Michelle & Nick Nixon
The Darrell Webb Band
For a man still short of his fortieth birthday, Darrell Webb
has been in the consciousness of bluegrass fans and other musicians for a generation. His tenor voice and virtuoso mandolin play have distinguished him with some of the top bands in the business. Now, he's playing a full-time weekday gig at the Old Smoky Moonshine Distillery
, leaving him time to perform as the Darrell Webb Band on weekends. His band features three hot young pickers along with his kid sister Becky on bass. The music runs the gamut from hard core traditional to more progressive song-based music.
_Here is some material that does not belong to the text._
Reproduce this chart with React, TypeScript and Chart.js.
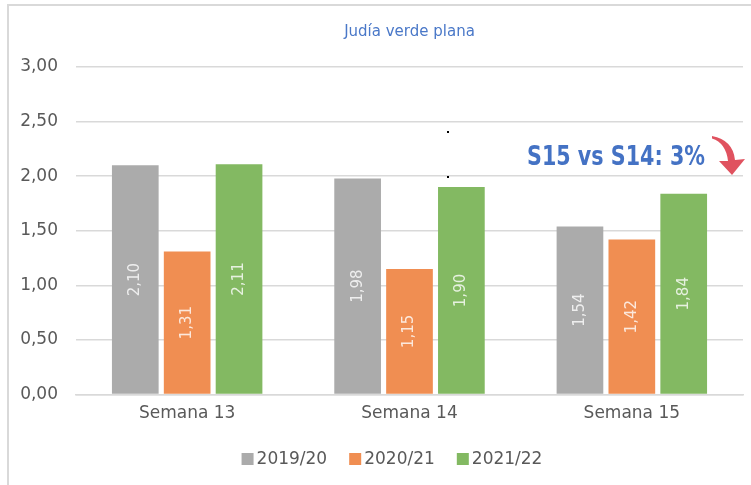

He also continues as one of the most sought after fill-in pickers because of his versatility and thorough knowledge of the bluegrass repertoire.
Nick & Michelle Nixon
Famous Knitter Marta Jones
Russell Moore & IIIrd Tyme Out
For more than twenty years, under the leadership of Russell Moore, IIIrd Tyme Out has been one of the most reliable and musical bands on tour. From coast to coast they tour relentlessly, pouring out songs from traditional bluegrass through western swing to forties and fifties pop, all with the smooth and melodious sound audiences so appreciate from them. A fine band to close a fine festival with its strongest lineup yet!
Even with the near washout on Saturday, this was the best event we've attended at Willow Oak Music Park yet. The lineup was excellent, the volunteers helpful and busy, the crowd cheerful, and the site as beautiful as ever. We're alread looking forward to next year...and a warmer, dryer event.